The shift from traditional petrol-powered cars to electric vehicles is still in its nascent stages in Pakistan. It was recently given a push when a set of massive tax cuts came into effect in July prompting many to consider transitioning to this new form of transport. However, only time will tell if the government will be able to pull off the arduous task of introducing half a million electric motorcycles and rickshaws and 100,000 electric cars, vans and small trucks into the transportation system by 2025 as envisioned in the National Electric Vehicle Policy, 2019.

If successful, the initiative will bring about substantial change. But while such vehicles cost five times less to run than conventional ones, not everyone will be able to afford it considering rising inflation, surging poverty rates, and exacerbating socio-economic divide in the country. More emphasis must specifically be made on electric motorcycles to target the average lower-middles class citizens. Providing incentives and raising awareness will go a long way in instilling a sense of environmental responsibility that will help citizens make conscious eco-friendly decisions.

Pakistan also ranks second worst in air quality which is gravely affecting the health of citizens to a point where respiratory and other related diseases are amplifying, both in frequency and intensity. The right to breathe clean air is conjoined with the right to a healthy environment. Introducing Electric vehicles which produce 65% less greenhouse gases and consequently decreasing conventional vehicles on roads — both are equally crucial — can altogether help mitigate air pollution.
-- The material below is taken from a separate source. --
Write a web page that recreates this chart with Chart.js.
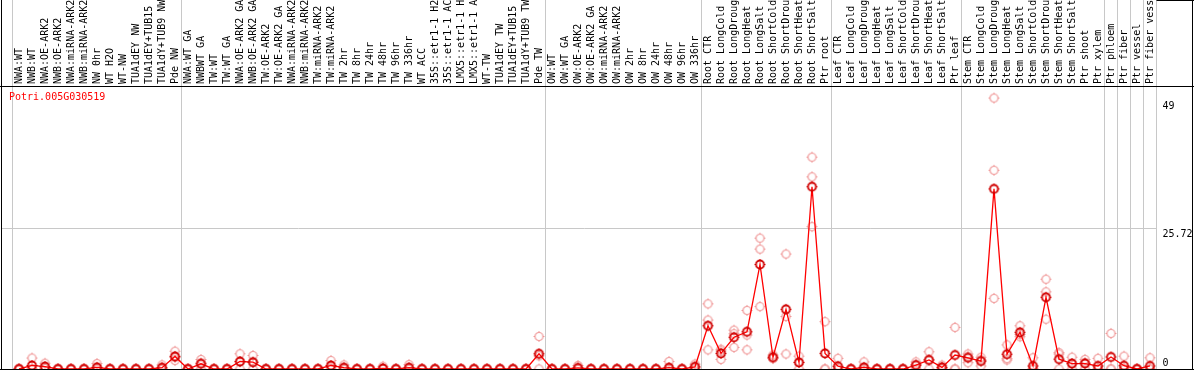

While tax cuts have been advantageous, concerned officials must continue to build a solid infrastructure and foundation to support it. This includes establishing a network of charging centres in major cities, improving affordability, creating awareness, increasing regulations along with accountability and providing greater incentives. But the most important aspect is to remove heavy carbon-emitting vehicles such as dilapidated buses and 4-stroke rickshaws.

Published in The Express Tribune, November 27th, 2021.